Now when I first heard about this film, I thought it was either going to be a comedy or a parody, but I was happy to see that it’s actually a serious documentary. Some of the scenes can be quirky, but they are not condescending in any way. The people covered in this film really love what they do and treat their chickens just like they would any other pet. I can somewhat relate because my family did own chickens when I was a kid. We owned about 2 acres of land and one day my parents decided it would be nice to have fresh eggs every morning, hence the building of a coup and the arrival of a brood of chickens. In that brood were two very special chickens. I say special because they didn’t act like most chickens, which is to be fearful of humans and a bit wild. These two chickens were more like pets. My brother and I named them Pumpkin and Tweety and we spent time with them just like we would with the family dog or cat. We even brought them inside the house and they would quietly lay in our laps while we watched TV. So while I’ve never had an overwhelming fascination with chickens, I can understand how other people might.

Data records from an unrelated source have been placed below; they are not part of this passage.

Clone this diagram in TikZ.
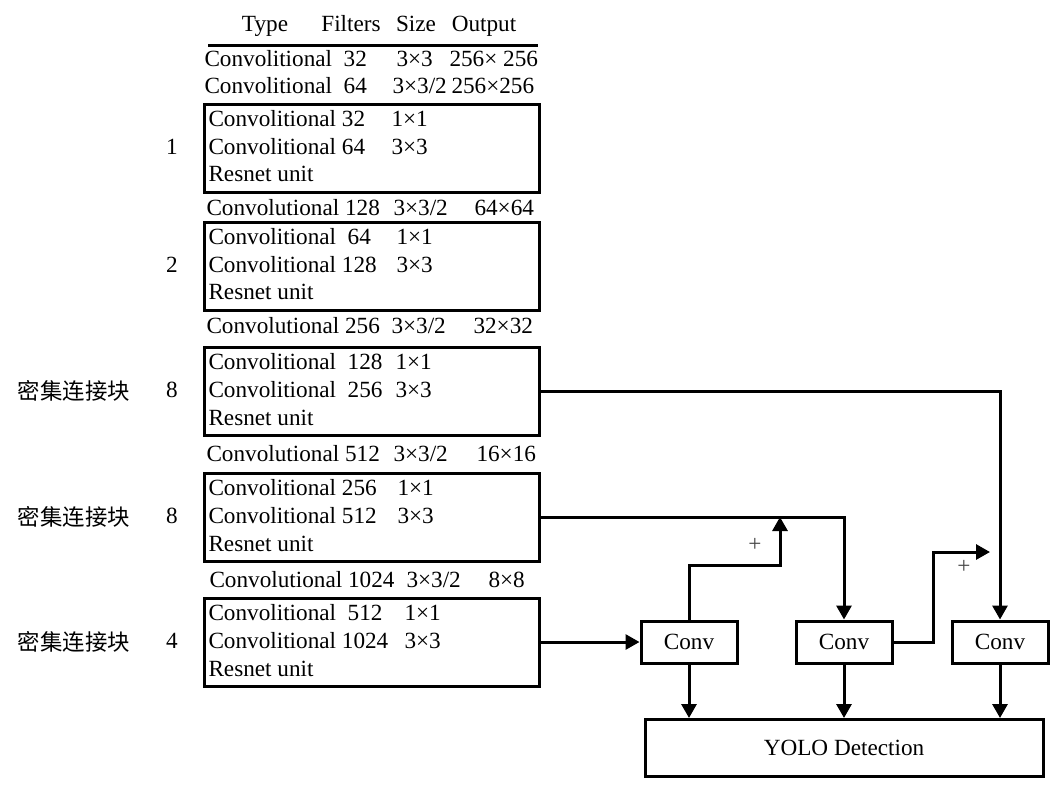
\documentclass[tikz,border=0pt]{standalone}
\usepackage{fontspec}
\setmainfont{Liberation Serif}
\newfontfamily\cjk{Noto Sans CJK SC}
\usetikzlibrary{arrows.meta}
\tikzstyle{every path}=[line width=1.5pt]
\tikzstyle{txt}=[anchor=west, inner sep=0pt, text height=8.5pt, text depth=2.5pt, font=\fontsize{11.6}{14}\selectfont]
\tikzstyle{hdr}=[inner sep=0pt, text height=8.5pt, text depth=2.5pt, font=\fontsize{11.6}{14}\selectfont]
\tikzstyle{cn}=[inner sep=0pt, font=\fontsize{11.2}{13}\cjk]
\tikzstyle{resbox}=[draw, line width=1.5pt, minimum width=167.5pt, minimum height=44pt, inner sep=0pt]
\tikzstyle{convbox}=[draw, line width=1.5pt, minimum width=48pt, minimum height=21pt, inner sep=0pt, font=\fontsize{11.6}{14}\selectfont]
\tikzstyle{arr}=[-{Triangle[length=7pt, width=7.5pt]}]
\definecolor{plussign}{RGB}{70,70,70}

\begin{document}
\begin{tikzpicture}[x=0.5pt, y=-0.5pt]
            \useasboundingbox (0,0) rectangle (1050,784);

            % header
            \node[hdr] (hType) at (265,25) {Type};
            \node[hdr] (hFilters) at (351,25) {Filters};
            \node[hdr] (hSize) at (416,25) {Size};
            \node[hdr] (hOutput) at (484,25) {Output};
            \draw (208,45) -- (538,45);

            \node[txt] (tA) at (203,60) {Convolitional\ \ 32};
            \node[txt] (sA) at (395,60) {3×3};
            \node[txt] (oA) at (448,60) {256× 256};
            \node[txt] (tB) at (203,87) {Convolitional\ \ 64};
            \node[txt] (sB) at (391,87) {3×3/2};
            \node[txt] (oB) at (450,87) {256×256};

            % residual blocks
            \node[resbox] (b1) at (371.5,148) {};
            \node[txt] (b1t1) at (207,120) {Convolitional 32};
            \node[txt] (b1s1) at (390,120) {1×1};
            \node[txt] (b1t2) at (207,148) {Convolitional 64};
            \node[txt] (b1s2) at (390,148) {3×3};
            \node[txt] (b1t3) at (207,175) {Resnet unit};
            \node[hdr] (n1) at (172,148) {1};

            \node[txt] (tC) at (205,209) {Convolutional 128};
            \node[txt] (sC) at (392,209) {3×3/2};
            \node[txt] (oC) at (473,209) {64×64};

            \node[resbox] (b2) at (371.5,266) {};
            \node[txt] (b2t1) at (207,238) {Convolitional\ \ 64};
            \node[txt] (b2s1) at (395,238) {1×1};
            \node[txt] (b2t2) at (207,266) {Convolitional 128};
            \node[txt] (b2s2) at (395,266) {3×3};
            \node[txt] (b2t3) at (207,293) {Resnet unit};
            \node[hdr] (n2) at (172,266) {2};

            \node[txt] (tD) at (205,327) {Convolutional 256};
            \node[txt] (sD) at (390,327) {3×3/2};
            \node[txt] (oD) at (472,327) {32×32};

            \node[resbox] (b3) at (371.5,391) {};
            \node[txt] (b3t1) at (207,363) {Convolitional\ \ 128};
            \node[txt] (b3s1) at (394,363) {1×1};
            \node[txt] (b3t2) at (207,391) {Convolitional\ \ 256};
            \node[txt] (b3s2) at (394,391) {3×3};
            \node[txt] (b3t3) at (207,419) {Resnet unit};
            \node[hdr] (n3) at (172,391) {8};
            \node[cn] (d3) at (74,391) {密集连接块};

            \node[txt] (tE) at (205,455) {Convolutional 512};
            \node[txt] (sE) at (392,455) {3×3/2};
            \node[txt] (oE) at (475,455) {16×16};

            \node[resbox] (b4) at (371.5,517) {};
            \node[txt] (b4t1) at (207,489) {Convolitional 256};
            \node[txt] (b4s1) at (396,489) {1×1};
            \node[txt] (b4t2) at (207,517) {Convolitional 512};
            \node[txt] (b4s2) at (396,517) {3×3};
            \node[txt] (b4t3) at (207,545) {Resnet unit};
            \node[hdr] (n4) at (172,517) {8};
            \node[cn] (d4) at (74,517) {密集连接块};

            \node[txt] (tF) at (208,581) {Convolutional 1024};
            \node[txt] (sF) at (405,581) {3×3/2};
            \node[txt] (oF) at (487,581) {8×8};

            \node[resbox] (b5) at (371.5,642) {};
            \node[txt] (b5t1) at (207,614) {Convolitional\ \ 512};
            \node[txt] (b5s1) at (403,614) {1×1};
            \node[txt] (b5t2) at (207,642) {Convolitional 1024};
            \node[txt] (b5s2) at (403,642) {3×3};
            \node[txt] (b5t3) at (207,670) {Resnet unit};
            \node[hdr] (n5) at (172,642) {4};
            \node[cn] (d5) at (74,642) {密集连接块};

            % detection head
            \node[convbox] (c1) at (689,642) {Conv};
            \node[convbox] (c2) at (844,642) {Conv};
            \node[convbox] (c3) at (1000,642) {Conv};
            \node[convbox, minimum width=199pt, minimum height=28.5pt] (yolo) at (844,748) {YOLO Detection};

            \coordinate (m1) at (780,517);
            \coordinate (m2) at (990,552);
            \node[hdr, text=plussign] (p1) at (755,545) {+};
            \node[hdr, text=plussign] (p2) at (964,567) {+};

            \draw[arr] (b3.east) -| (c3.north);
            \draw[arr] (b4.east) -| (c2.north);
            \draw[arr] (b5.east) -- (c1.west);
            \draw[arr] (c1.north) -- ++(0,-54) -| (m1);
            \draw[arr] (c2.east) -- ++(40,0) |- (m2);
            \draw[arr] (c1.south) -- (c1.south |- yolo.north);
            \draw[arr] (c2.south) -- (c2.south |- yolo.north);
            \draw[arr] (c3.south) -- (c3.south |- yolo.north);
        \end{tikzpicture}
\end{document}
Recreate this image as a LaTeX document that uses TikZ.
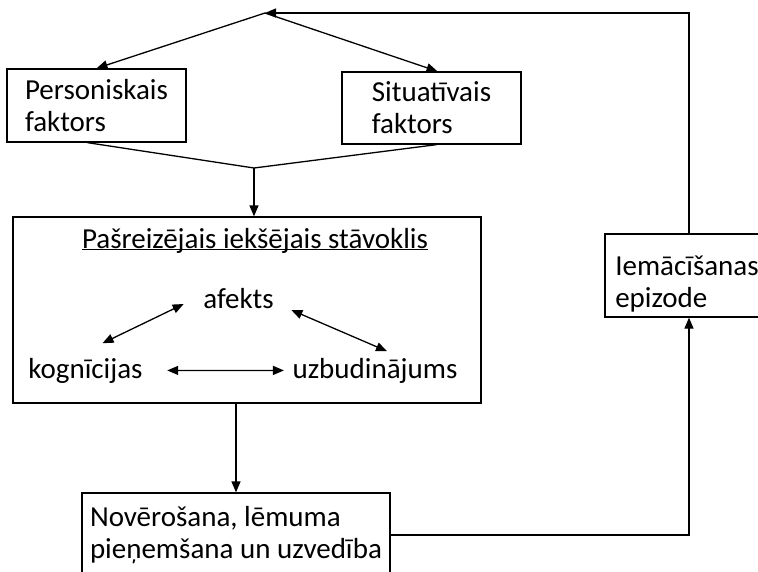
\documentclass[tikz,border=0pt]{standalone}
\usepackage{fontspec}
\setmainfont{Carlito}
\usetikzlibrary{arrows.meta,calc}

\begin{document}
\begin{tikzpicture}[x=1pt,y=-1pt,>={Triangle[length=11pt,width=9pt]},line width=1.3pt,
  box/.style={draw,align=left,inner sep=0pt,font=\fontsize{29pt}{32pt}\selectfont},
  txt/.style={anchor=base,inner sep=4pt,font=\fontsize{29pt}{32pt}\selectfont}]
\useasboundingbox (0,0) rectangle (758,571);
\clip (0,0) rectangle (758,571);
% factors
\coordinate (apex) at (265,13);
\node[box,minimum width=179pt,minimum height=73pt] (pers) at (96.5,105.5) {Personiskais\\faktors};
\node[box,minimum width=179pt,minimum height=72pt] (sit) at (431.5,108) {Situatīvais\\faktors};
\coordinate (join) at (254,168);
% current inner state
\node[draw,minimum width=468pt,minimum height=186pt] (state) at (247,310) {};
\node[txt] (title) at (255,248) {\underline{\smash{Pašreizējais iekšējais stāvoklis}}};
\node[txt] (afe) at (238.5,308) {afekts};
\node[txt] (kog) at (85.5,378) {kognīcijas};
\node[txt] (uzb) at (375,378) {uzbudinājums};
% behaviour and learning
\node[box,minimum width=308pt,minimum height=84pt] (nov) at (236,535) {Novērošana, lēmuma\\pieņemšana un uzvedība};
\node[box,minimum width=164pt,minimum height=83pt,text height=68pt] (iem) at (687,275.5) {Iemācīšanas\\epizode};

\draw[->] (apex) -- (pers.north);
\draw[->] (apex) -- ([xshift=6pt]sit.north);
\draw ([xshift=-9pt]pers.south) -- (join) -- ([xshift=5pt]sit.south);
\draw[->] (join) -- (join |- state.north);
\draw[<->] ([shift={(17,-10)}]kog.north) -- ([shift={(-15,6)}]afe.west);
\draw[<->] ([shift={(13,12)}]afe.east) -- ([shift={(12,-2)}]uzb.north);
\draw[<->] ([xshift=20pt]kog.east) -- ([xshift=-4pt]uzb.west);
\draw[->] (state.south -| nov.north) -- (nov.north);
\draw[->] (nov.east) -| ([xshift=2pt]iem.south);
\draw[->] ([xshift=2pt]iem.north) |- (apex);
\end{tikzpicture}
\end{document}
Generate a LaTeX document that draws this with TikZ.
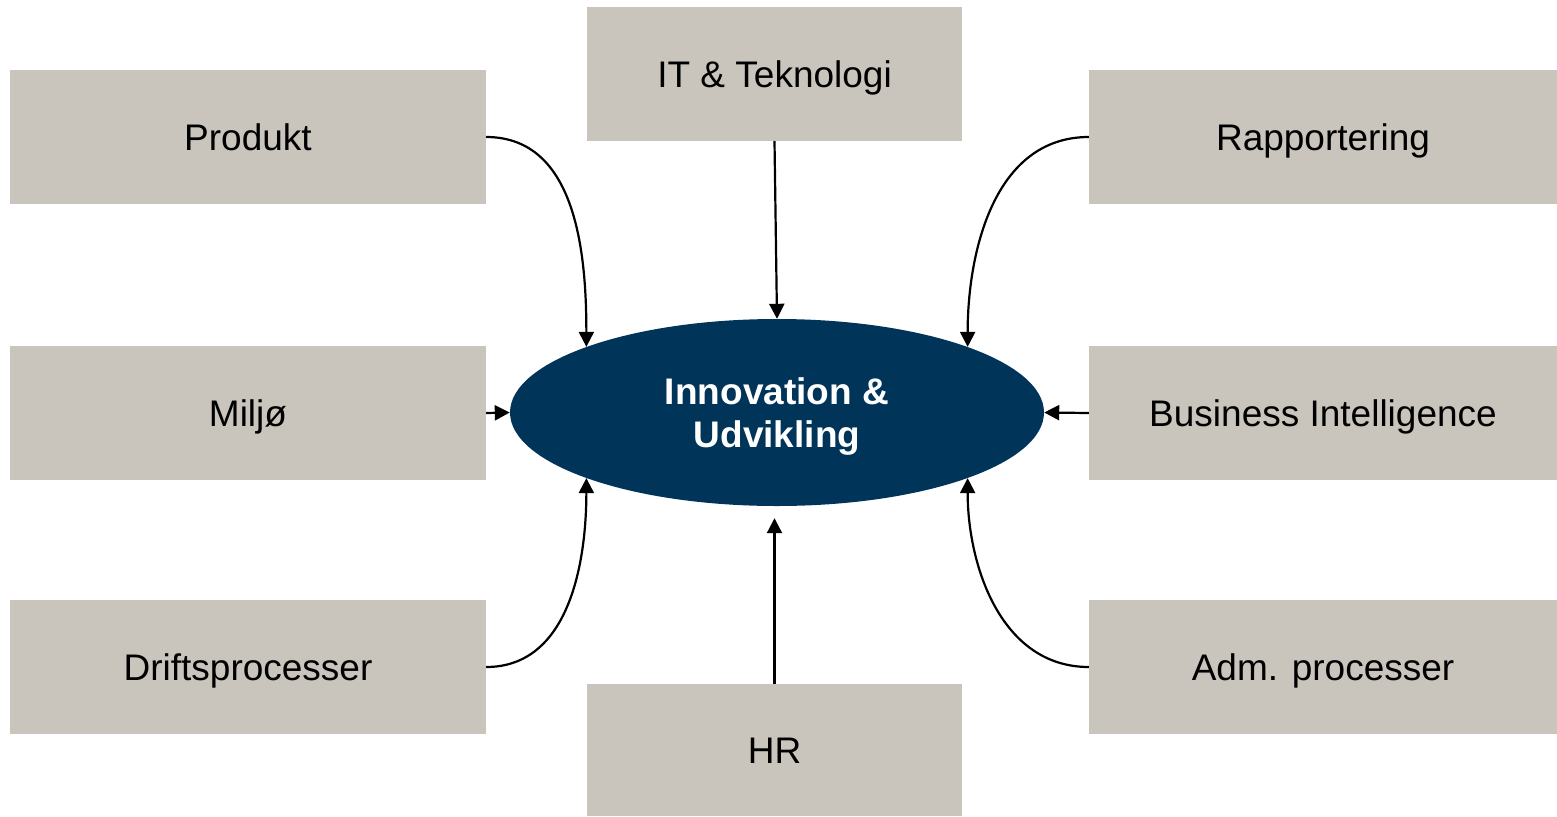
\documentclass[tikz,border=0pt]{standalone}
\usepackage{fontspec}
\setmainfont{Liberation Sans}
\usetikzlibrary{arrows.meta,shapes.geometric}
\definecolor{boxgray}{RGB}{201,197,189}
\definecolor{navy}{RGB}{0,52,89}
\begin{document}
\begin{tikzpicture}[x=1pt,y=-1pt,
  area/.style={fill=boxgray,draw=none,inner sep=0pt,font=\fontsize{37}{43}\selectfont,
    text height=26.5pt,text depth=0pt},
  sidebox/.style={area,minimum width=476pt,minimum height=134pt},
  midbox/.style={area,minimum width=375pt,minimum height=134pt},
  hub/.style={ellipse,fill=navy,draw=none,inner sep=0pt,minimum width=534pt,minimum height=187pt,
    text=white,align=center,text depth=0pt,font=\fontsize{37}{43}\selectfont\bfseries},
  link/.style={line width=2.2pt,-{Triangle[length=15pt,width=15pt]}}]
\useasboundingbox (0,0) rectangle (1557,816);
% central hub
\node[hub] (ell) at (777,412.5) {Innovation \&\\Udvikling};
% left column
\node[sidebox] (prod)  at (248,137) {Produkt};
\node[sidebox] (milj)  at (248,413) {Miljø};
\node[sidebox] (drift) at (248,667) {Driftsprocesser};
% top and bottom
\node[midbox] (it) at (774.5,74) {IT \& Teknologi};
\node[midbox,minimum height=132pt] (hr) at (774.5,750) {HR};
% right column
\node[sidebox,minimum width=468pt] (rapp) at (1323,137) {Rapportering};
\node[sidebox,minimum width=468pt] (bi)   at (1323,413) {Business Intelligence};
\node[sidebox,minimum width=468pt] (adm)  at (1323,667) {Adm. processer};
% connectors
\draw[link] (prod.east) to[out=0,in=90] (ell.161);
\draw[link] (milj.east) -- (ell.west);
\draw[link] (drift.east) to[out=0,in=-90] (ell.199);
\draw[link] (it.south) -- (ell.north);
\draw[link,shorten >=12pt] (hr.north) -- (hr.north |- ell.south);
\draw[link] (rapp.west) to[out=180,in=90] (ell.19.3);
\draw[link] (bi.west) -- (ell.east);
\draw[link] (adm.west) to[out=180,in=-90] (ell.-19.3);
\end{tikzpicture}
\end{document}
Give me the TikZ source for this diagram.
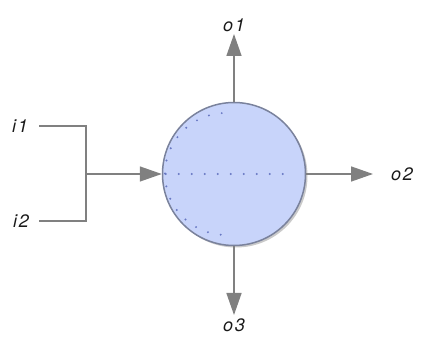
\documentclass[tikz,border=0pt]{standalone}
\usepackage{fontspec}
\setmainfont{TeX Gyre Heros}
\newfontfamily\portfont[LetterSpace=10]{TeX Gyre Heros}
\usetikzlibrary{positioning, arrows.meta, shadows}

\definecolor{procfill}{RGB}{200,212,250}
\definecolor{procedge}{RGB}{122,130,156}
\definecolor{wire}{RGB}{128,128,128}
\definecolor{dotblue}{RGB}{104,120,195}

\tikzset{
	proc/.style={circle, draw=procedge, line width=1.5pt, fill=procfill,
		minimum size=143pt, inner sep=0pt,
		drop shadow={shadow xshift=2pt, shadow yshift=-2pt, opacity=0.35, fill=black!60}},
	port/.style={inner sep=1pt, font=\fontsize{18}{21}\portfont\itshape, text=black!90},
	wirearrow/.style={draw=wire, line width=1.5pt, -{Triangle[length=22pt, width=15pt]}},
	wireline/.style={draw=wire, line width=1.5pt},
	guide/.style={dotblue, line width=2.2pt, line cap=round, dash pattern=on 0pt off 13pt}
}

\begin{document}
\begin{tikzpicture}[x=1pt, y=1pt]
	\useasboundingbox (0,0) rectangle (421,345);

	\node[proc] (p) at (234,171) {};
	\draw[guide] ([xshift=4pt]p.west) -- ++(126,0);
	\draw[guide] (p.center) ++(-8,0) ++(94:61) arc (94:266:61);

	\coordinate (t1) at (234,311);
	\coordinate (t2) at (373,171);
	\coordinate (t3) at (234,30);
	\coordinate (j) at (86,171);

	\node[port, above=1pt of t1] (o1) {o1};
	\node[port, right=17pt of t2] (o2) {o2};
	\node[port, below=3pt of t3] (o3) {o3};
	\node[port] (i1) at (20,219) {i1};
	\node[port] (i2) at (21,124) {i2};

	\draw[wirearrow] (p.north) -- (t1);
	\draw[wirearrow] (p.east) -- (t2);
	\draw[wirearrow] (p.south) -- (t3);
	\draw[wireline] ([xshift=10pt]i1.east) -| (j) |- ([xshift=9pt]i2.east);
	\draw[wirearrow] (j) -- (p.west);
\end{tikzpicture}
\end{document}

In Chicken People, we’re introduced to Shari McCollough, Brian Caraker, and Brian Knox. These three people are very dedicated to the hobby of breeding and raising chickens for show, and their reasons for doing so are revealed through some very personal moments. Shari got involved with showing chickens as a means of dealing with her recovery from alcoholism. Her feathered friends keep her focused and positive about everyday life without having to use drinking as an escape. Being involved with chickens allowed Brian Caraker to cope with being bullied and teased in high school. And Brian Knox has been interested in chickens since he was a kid. Today he is an engineer who loves the science involved in breeding the perfect bird. Chicken People takes us through parts of the daily lives of these three people and shows us just how much is involved in raising birds for show.
Unfortunately, the DVD only provides the movie itself. There are no bonus features. Of course, since this is a documentary, we’re already getting a sort of behind-the-scenes look at the main subject, but it still would be nice to see some featurettes of how this story was developed and what was involved in the filming and production.
Still the movie itself is a fun and interesting look into the people and world of competitive show chickens. So, if you’re at all interested in chickens or animal shows in general, then I think you’ll enjoy Chicken People. It’s not an overly exciting film, but it’s definitely interesting and by the end you’ll be hoping that one of these nice people will win Grand Champion of Show.